Problem description: Would you repeat the listing exactly but omit every picture?

Raw data:

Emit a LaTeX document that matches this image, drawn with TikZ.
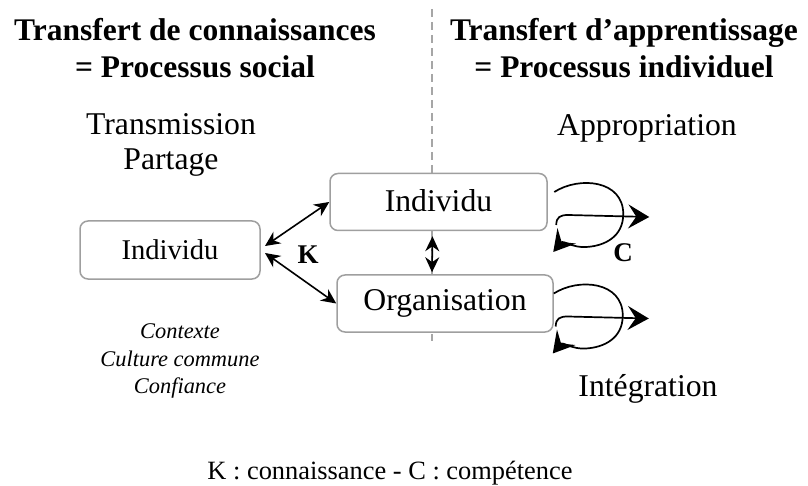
\documentclass[tikz,border=0pt]{standalone}
\usepackage{fontspec}
\setmainfont{Liberation Serif}
\usetikzlibrary{arrows.meta, positioning, calc}

\begin{document}
\begin{tikzpicture}[x=1pt, y=-1pt,
		boite/.style={draw=gray!75, line width=1.5pt, rounded corners=8pt, fill=white, inner sep=0pt},
		titre/.style={font=\fontsize{31.5}{37}\selectfont\bfseries, align=center, inner sep=0pt},
		texte/.style={font=\fontsize{31.7}{35}\selectfont, align=center, inner sep=0pt},
		petit/.style={font=\fontsize{28.6}{34}\selectfont, align=center, inner sep=0pt},
		note/.style={font=\fontsize{22.4}{27.5}\selectfont\itshape, align=center, inner sep=0pt},
		lettre/.style={font=\fontsize{27}{30}\selectfont\bfseries, inner sep=0pt},
		lien/.style={line width=1.6pt, {Stealth[length=15pt,width=14pt]}-{Stealth[length=15pt,width=14pt]}},
		boucle/.style={line width=1.7pt, -{Stealth[length=21pt,width=24pt,inset=8pt]}}]
		\useasboundingbox (0,0) rectangle (808,486);
		% separation
		\coordinate (haut) at (432,9);
		\coordinate (bas) at (432,341);
		\draw[gray!70, line width=1.5pt, dash pattern=on 8pt off 5pt] (haut) -- (bas);
		% titres
		\node[titre] (tg) at (195,48.5) {Transfert de connaissances\\= Processus social};
		\node[titre] (td) at (624,48.5) {Transfert d’apprentissage\\= Processus individuel};
		\node[texte] (trans) at (171,145) {Transmission\\Partage};
		\node[texte] (appr) at (647,128) {Appropriation};
		% boites
		\node[boite, minimum width=180pt, minimum height=58pt, petit] (ind1) at (170,250) {Individu};
		\node[boite, minimum width=217pt, minimum height=57pt, texte, text depth=2pt] (ind2) at (438.5,202) {Individu};
		\node[boite, minimum width=216pt, minimum height=57pt, texte] (org) at (445,303.5) {Organisation};
		\node[note] (ctx) at (180,361) {Contexte\\Culture commune\\Confiance};
		\node[texte] (integ) at (648,389) {Intégration};
		\node[lettre] (k) at (308,255) {K};
		\node[lettre] (c) at (623,253) {C};
		\node[font=\fontsize{26.4}{30}\selectfont, inner sep=0pt] (leg) at (390,473) {K : connaissance - C : compétence};
		% liens
		\coordinate (k1) at (265,246);
		\coordinate (k2) at (265,253);
		\draw[lien] (k1) -- (ind2.west);
		\draw[lien] (k2) -- (org.west);
		\draw[lien, shorten <=5pt, shorten >=2pt] ([xshift=-6pt]ind2.south) -- ([xshift=-13pt]org.north);
		% boucles
		\foreach \b/\dx in {ind2/6.5, org/0}{
			\begin{scope}[shift={($(\b.east)+(\dx,0)$)}]
				\draw[boucle] (0,-10) .. controls (25,-26) and (69,-22) .. (69,12)
					.. controls (69,35) and (50,44) .. (32,45)
					.. controls (18,46) and (9,38) .. (-1,50);
				\draw[boucle] (2,23) .. controls (2,15) and (6,13) .. (14,13) -- (95,15);
			\end{scope}
		}
	\end{tikzpicture}
\end{document}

Answer to the problem:
Emit a LaTeX document that matches this image, drawn with TikZ.
\documentclass[tikz,border=0pt]{standalone}
\usepackage{fontspec}
\setmainfont{Liberation Serif}
\usetikzlibrary{arrows.meta, positioning, calc}

\begin{document}
\begin{tikzpicture}[x=1pt, y=-1pt,
		boite/.style={draw=gray!75, line width=1.5pt, rounded corners=8pt, fill=white, inner sep=0pt},
		titre/.style={font=\fontsize{31.5}{37}\selectfont\bfseries, align=center, inner sep=0pt},
		texte/.style={font=\fontsize{31.7}{35}\selectfont, align=center, inner sep=0pt},
		petit/.style={font=\fontsize{28.6}{34}\selectfont, align=center, inner sep=0pt},
		note/.style={font=\fontsize{22.4}{27.5}\selectfont\itshape, align=center, inner sep=0pt},
		lettre/.style={font=\fontsize{27}{30}\selectfont\bfseries, inner sep=0pt},
		lien/.style={line width=1.6pt, {Stealth[length=15pt,width=14pt]}-{Stealth[length=15pt,width=14pt]}},
		boucle/.style={line width=1.7pt, -{Stealth[length=21pt,width=24pt,inset=8pt]}}]
		\useasboundingbox (0,0) rectangle (808,486);
		% separation
		\coordinate (haut) at (432,9);
		\coordinate (bas) at (432,341);
		\draw[gray!70, line width=1.5pt, dash pattern=on 8pt off 5pt] (haut) -- (bas);
		% titres
		\node[titre] (tg) at (195,48.5) {Transfert de connaissances\\= Processus social};
		\node[titre] (td) at (624,48.5) {Transfert d’apprentissage\\= Processus individuel};
		\node[texte] (trans) at (171,145) {Transmission\\Partage};
		\node[texte] (appr) at (647,128) {Appropriation};
		% boites
		\node[boite, minimum width=180pt, minimum height=58pt, petit] (ind1) at (170,250) {Individu};
		\node[boite, minimum width=217pt, minimum height=57pt, texte, text depth=2pt] (ind2) at (438.5,202) {Individu};
		\node[boite, minimum width=216pt, minimum height=57pt, texte] (org) at (445,303.5) {Organisation};
		\node[note] (ctx) at (180,361) {Contexte\\Culture commune\\Confiance};
		\node[texte] (integ) at (648,389) {Intégration};
		\node[lettre] (k) at (308,255) {K};
		\node[lettre] (c) at (623,253) {C};
		\node[font=\fontsize{26.4}{30}\selectfont, inner sep=0pt] (leg) at (390,473) {K : connaissance - C : compétence};
		% liens
		\coordinate (k1) at (265,246);
		\coordinate (k2) at (265,253);
		\draw[lien] (k1) -- (ind2.west);
		\draw[lien] (k2) -- (org.west);
		\draw[lien, shorten <=5pt, shorten >=2pt] ([xshift=-6pt]ind2.south) -- ([xshift=-13pt]org.north);
		% boucles
		\foreach \b/\dx in {ind2/6.5, org/0}{
			\begin{scope}[shift={($(\b.east)+(\dx,0)$)}]
				\draw[boucle] (0,-10) .. controls (25,-26) and (69,-22) .. (69,12)
					.. controls (69,35) and (50,44) .. (32,45)
					.. controls (18,46) and (9,38) .. (-1,50);
				\draw[boucle] (2,23) .. controls (2,15) and (6,13) .. (14,13) -- (95,15);
			\end{scope}
		}
	\end{tikzpicture}
\end{document}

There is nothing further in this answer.